SUSTAINABILITY SCIENCE AND ENGINEERING
In contrast with the previous two examples, the concept behind sustainability science is relatively young, having evolved largely out of the environ-
mental movement of the 1960s and 1970s. That decade saw growth in the awareness of a linked series of environmental problems, including resource depletion, population growth, and pollution of air, water, and soil.
Initially, environmental studies focused on issues of waste management, especially on air, water, and soil pollution. The strategy for treating pollutants focused on “end-of-pipe” techniques and other local measures.
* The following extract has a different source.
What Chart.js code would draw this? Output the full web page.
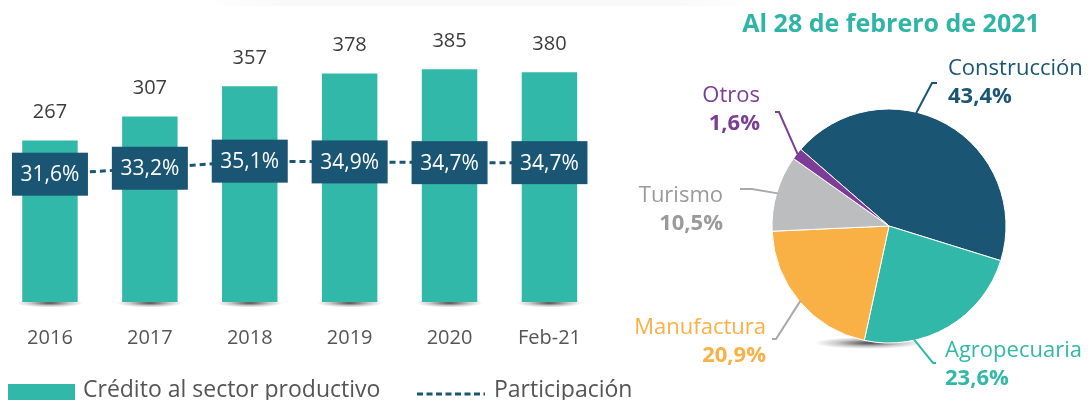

As it became clear that end-of-pipe measures were merely palliative, they evolved toward the broader activities of pollution prevention, conservation, and social policies.
By 1987, a report from the UN-mandated Brundtland Commission could describe “sustainable development” as development “which meets the needs of the present without compromising the ability of the future to meet its needs.”5 That report served as a catalyst for the 1992 UN Conference on Environment and Development (the “Earth Summit”) in Rio de Janeiro. The evidence delivered at the conference made it clear that it was necessary “to integrate the physical and social science disciplines with engineering to address the ecological, economic, social, and political processes that determine the sustainability of natural and human life cycles and activities.”6 Thus arose the need to develop an interdisciplinary infrastructure, termed sustainability science and engineering. The broad goals of this field are to define major threats to sustainability, find accurate indicators of change (from children’s birth weights to atmospheric chemistry), and explore promising opportunities for circumventing or mitigating environmental threats.
Although it may be premature to define this field as a stand-alone discipline,7 some researchers have articulated a vision of a “metadiscipline.” For example, one paper defines sustainability as “the design of human and industrial systems to ensure that humankind’s use of natural resources and cycles do not lead to diminished quality of life due either to losses in future economic opportunities or to adverse impacts on social conditions, human health, and the environment.”8 It remains to be seen whether an enterprise of such breadth is a discipline in the traditional sense or whether researchers are leading us toward a new concept of the discipline.
Perhaps the most common driver of interdisciplinarity toward the emergence of new disciplines is the sheer complexity of nature, which draws researchers toward the next important question, moving toward interfaces with other disciplines and partnerships with colleagues in them. In the three examples above, the intellectual journey seems to be natural and even inevitable for those seeking answers to the questions of science and engineering. The more institutions and funding organizations can help these pioneer investigators along their way, the greater the intellectual and practical rewards of research are likely to be.